Do you have a friend who is dying? Are you worried you might say the wrong thing, or, are you wondering what to say at all? Here are some ideas to ease the discomfort:
- Celebrate. Talk with your friend about your experiences together and discuss the joys you have experienced and the difficult times as well.
- Discuss options for care. As a friend, you can be the sounding board for your friend or relative. If there is illness, talk about the disease openly and discuss the various options. Will a certain treatment improve the quality of life? Discuss the benefits and side effects, keeping in mind that sometimes treatments may make a person feel sicker then the actual illness.
- Start a book club. Share books on the subject of dying with your friend and talk about them together. There are many wonderful books today on this subject from humorous to serious, spiritual to practical. Talk about what you have read and share your personal views on the subject.
- Laugh together.

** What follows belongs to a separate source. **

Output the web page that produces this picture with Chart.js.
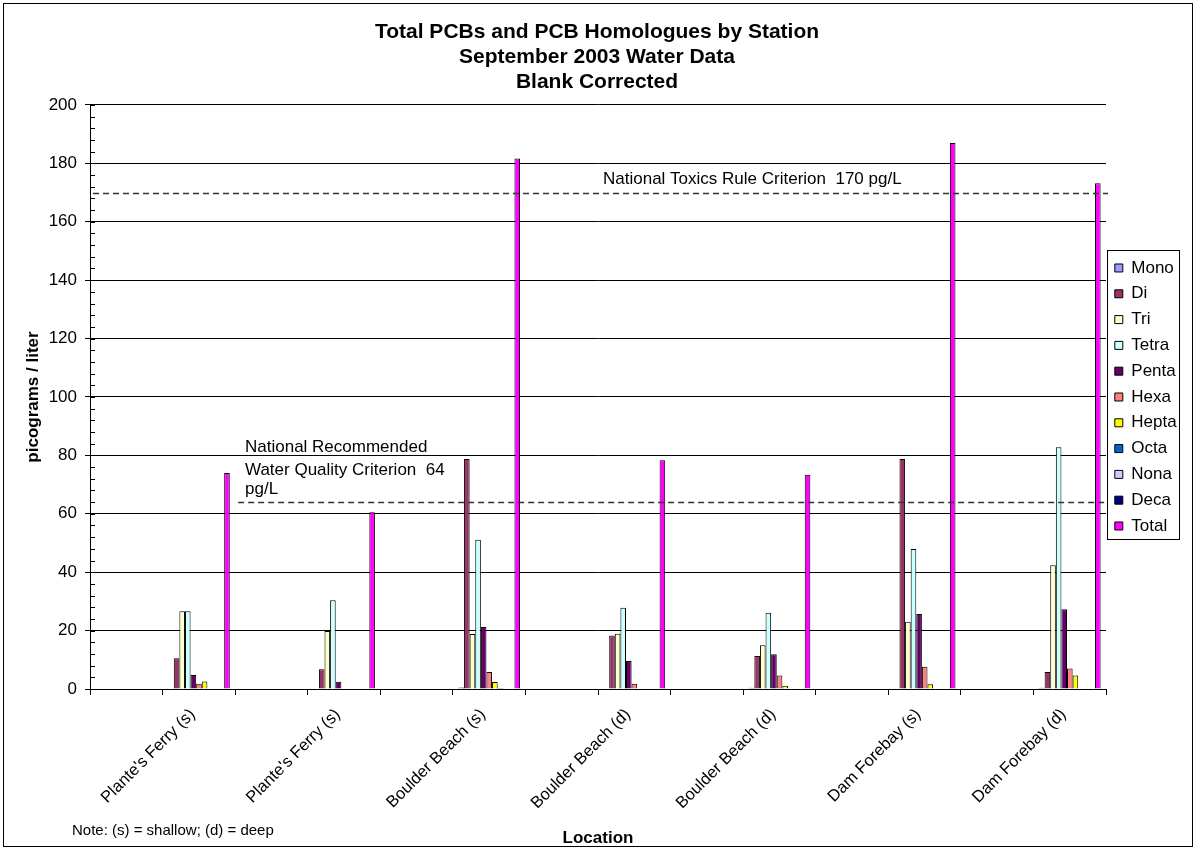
<!DOCTYPE html>
<html>
<head>
<meta charset="utf-8">
<script src="https://cdn.jsdelivr.net/npm/chart.js@4.4.0/dist/chart.umd.min.js"></script>
<style>
    html, body { margin: 0; padding: 0; background: #fff; }
</style>
</head>
<body>
<canvas id="grafico" width="1196" height="849"></canvas>
<script>
// estaciones y valores (pg/L)
const estaciones = ["Plante's Ferry (s)", "Plante's Ferry (s)", "Boulder Beach (s)", "Boulder Beach (d)",
    "Boulder Beach (d)", "Dam Forebay (s)", "Dam Forebay (d)"];
const mono  = [0, 0, 0.5, 0, 0.4, 0, 0.4];
const di    = [10.5, 6.8, 78.8, 18.3, 11.3, 78.8, 5.8];
const tri   = [26.6, 19.9, 18.8, 18.9, 15.0, 23.0, 42.4];
const tetra = [26.6, 30.4, 51.1, 27.8, 26.1, 47.9, 82.8];
const penta = [4.8, 2.5, 21.2, 9.6, 11.9, 25.7, 27.3];
const hexa  = [1.8, 0, 5.8, 1.8, 4.6, 7.6, 7.0];
const hepta = [2.6, 0, 2.4, 0, 1.1, 1.6, 4.6];
const octa  = [0, 0, 0.3, 0, 0, 0, 0];
const nona  = [0, 0, 0, 0, 0, 0, 0];
const deca  = [0, 0, 0, 0, 0, 0, 0];
const total = [74, 60.5, 181.7, 78.3, 73.4, 187, 173.2];
const yTicks = [0, 200, 20];
const criterioNTR = 170;
const criterioWQ = 64;

const series = [
    ['Mono', mono, '#9999FF'],
    ['Di', di, '#993366'],
    ['Tri', tri, '#FFFFCC'],
    ['Tetra', tetra, '#CCFFFF'],
    ['Penta', penta, '#660066'],
    ['Hexa', hexa, '#FF8080'],
    ['Hepta', hepta, '#FFFF00'],
    ['Octa', octa, '#0066CC'],
    ['Nona', nona, '#CCCCFF'],
    ['Deca', deca, '#000080'],
    ['Total', total, '#FF00FF'],
];

Chart.defaults.font.family = "'Liberation Sans', Arial, sans-serif";
Chart.defaults.color = '#000';

// huecos vacíos a la izquierda de cada grupo, como en la hoja original
const huecos = Array.from({ length: 13 }, () => ({ label: '', data: [] }));

const datasets = huecos.concat(series.map(([nombre, valores, cor]) => ({
    label: nombre,
    data: valores,
    backgroundColor: cor,
    borderColor: '#000',
    borderWidth: 1,
})));

const fondo = {
    id: 'fondo',
    beforeDraw(chart) {
        const c = chart.ctx;
        c.save();
        c.fillStyle = '#fff';
        c.fillRect(0, 0, chart.width, chart.height);
        c.restore();
    }
};

const extras = {
    id: 'extras',
    afterDatasetsDraw(chart) {
        const { ctx, chartArea, scales } = chart;
        ctx.save();
        ctx.strokeStyle = '#333';
        ctx.lineWidth = 1.5;
        ctx.setLineDash([6, 4]);
        let py = Math.round(scales.y.getPixelForValue(criterioNTR)) + 0.5;
        ctx.beginPath();
        ctx.moveTo(chartArea.left + 3, py);
        ctx.lineTo(chartArea.right + 2, py);
        ctx.stroke();
        py = Math.round(scales.y.getPixelForValue(criterioWQ)) + 0.5;
        ctx.beginPath();
        ctx.moveTo(scales.x2.getPixelForValue(2) + 3, py);
        ctx.lineTo(chartArea.right + 2, py);
        ctx.stroke();
        ctx.restore();
    },
    afterDraw(chart) {
        const { ctx, chartArea, scales } = chart;
        const y = scales.y;
        ctx.save();
        // marcas menores del eje y
        ctx.strokeStyle = '#000';
        ctx.lineWidth = 1;
        ctx.beginPath();
        for (let v = 0; v <= 200; v += 4) {
            const py = Math.round(y.getPixelForValue(v)) + 0.5;
            ctx.moveTo(chartArea.left, py);
            ctx.lineTo(chartArea.left + 5, py);
        }
        ctx.stroke();

        // textos de los criterios
        ctx.fillStyle = '#000';
        ctx.font = "17px 'Liberation Sans', Arial, sans-serif";
        ctx.textBaseline = 'alphabetic';
        ctx.textAlign = 'left';
        const yNTR = y.getPixelForValue(criterioNTR);
        ctx.fillText('National Toxics Rule Criterion  170 pg/L', 603, yNTR - 9);
        const yWQ = y.getPixelForValue(criterioWQ);
        ctx.fillText('National Recommended', 245, yWQ - 50);
        ctx.fillText('Water Quality Criterion  64', 245, yWQ - 27);
        ctx.fillText('pg/L', 245, yWQ - 8);

        // nota
        ctx.font = "15px 'Liberation Sans', Arial, sans-serif";
        ctx.fillText('Note: (s) = shallow; (d) = deep', 72, 835);

        // caja de la leyenda
        const cajas = chart.legend.legendHitBoxes;
        if (cajas.length) {
            const l = chart.legend.left + 1;
            const t = cajas[0].top - 9;
            const b = cajas[cajas.length - 1].top + cajas[cajas.length - 1].height + 5;
            const r = Math.max(...cajas.map(h => h.left + h.width)) + 2;
            ctx.lineWidth = 1;
            ctx.strokeRect(Math.round(l) + 0.5, Math.round(t) + 0.5, Math.round(r - l), Math.round(b - t));
        }

        // marco exterior
        ctx.strokeRect(3.5, 3.5, 1189, 843);
        ctx.restore();
    }
};

const ctx = document.getElementById('grafico').getContext('2d');
const grafico = new Chart(ctx, {
    type: 'bar',
    data: {
        labels: estaciones,
        datasets: datasets
    },
    plugins: [fondo, extras],
    options: {
        responsive: false,
        animation: false,
        datasets: {
            bar: {
                categoryPercentage: 0.926,
                barPercentage: 1,
            }
        },
        layout: {
            padding: { left: 10, right: 12, top: 10, bottom: 0 }
        },
        plugins: {
            title: {
                display: true,
                text: ['Total PCBs and PCB Homologues by Station', 'September 2003 Water Data', 'Blank Corrected'],
                color: '#000',
                font: { size: 21, weight: 'bold', lineHeight: 1.19 },
                padding: { top: 10, bottom: 10 },
            },
            legend: {
                position: 'right',
                fullSize: false,
                maxWidth: 78,
                labels: {
                    boxWidth: 8,
                    boxHeight: 8,
                    padding: 8.8,
                    color: '#000',
                    font: { size: 17 },
                    filter: item => item.text !== '',
                },
            },
            tooltip: { enabled: false },
        },
        scales: {
            x: {
                type: 'category',
                weight: 1,
                grid: { display: false },
                border: { display: false },
                ticks: {
                    autoSkip: false,
                    minRotation: 45,
                    maxRotation: 45,
                    labelOffset: 30,
                    padding: 2,
                    font: { size: 16.5 },
                },
                title: {
                    display: true,
                    text: 'Location',
                    font: { size: 17, weight: 'bold' },
                    padding: { top: 0, bottom: 0 },
                },
                afterFit: s => { s.height = 154; },
            },
            // marcas del eje x cada media categoría
            x2: {
                type: 'linear',
                position: 'bottom',
                weight: 0,
                offset: false,
                min: 0,
                max: 14,
                ticks: { display: false, stepSize: 1, maxTicksLimit: 20, autoSkip: false },
                grid: { offset: false, drawOnChartArea: false, tickLength: 6, color: '#000' },
                border: { color: '#000' },
                afterFit: s => { s.height = 6; },
            },
            y: {
                min: yTicks[0],
                max: yTicks[1],
                ticks: { stepSize: yTicks[2], padding: 8, font: { size: 17 } },
                grid: { color: '#000', tickLength: 5 },
                border: { color: '#000' },
                title: {
                    display: true,
                    text: 'picograms / liter',
                    font: { size: 17, weight: 'bold' },
                    padding: { top: 13, bottom: 4 },
                },
                afterFit: s => { s.width = 80; },
            },
        },
    },
});
</script>
</body>
</html>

Death does not have to be the serious, fear based subject that we think it is. Laughter is good for the soul. Remember to laugh at the things you and your friends fear. Talk about seeing each other on the ‘other side’ and perhaps saving you a seat in a garden or on the beach or at a favorite sports event.
Above all, remember to love and cherish your friend. If you approach from a place of genuine love your friend will feel your kindness and open heart. Go ahead and start a conversation.